Step 1: Make a model
When I had to move all of my stuff out of my old place to my new place I became somewhat concerned as to where I should put everything. I really did not want to have to move things around too many times. Most of my stuff is heavy, some weighs upwards of a half a ton. So I knew what I had, and I knew where it all had to fit, so I made a model of it all.
The first time I was exposed to this idea in a book I laughed at the fellow doing it. When it came my turn to setup a new shop it didn't seem so funny after all. It is way easier to move little cardboard models around than full sized objects! Oh, and for all you graph paper cutout types out there it is far too easy to lie in 2D. I have gone the graph paper/cutout route before. That has never struck me as being very silly, just not as effective.

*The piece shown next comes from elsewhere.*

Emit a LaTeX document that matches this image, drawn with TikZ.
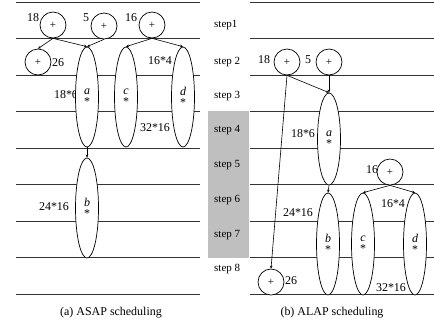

I used the architectural scale 1/4 inch to the foot as my scale. Heck, after a while it was sort of fun to make scale models of all of my junk. In the process I even remade a few of the models nicer than I had initially. The models are made out of scrap cardboard, and toothpicks, hotglued together, then painted with craft paint. Nothing too fancy there. But everything is to scale.
See the little scale me in the model? It was a handy visual aid for me to see height relationships, or how I'd fit in the environment. OK maybe the minime was going a bit too far? All I wanted was sharks with laser beams, whoah wait a minute. That is another story.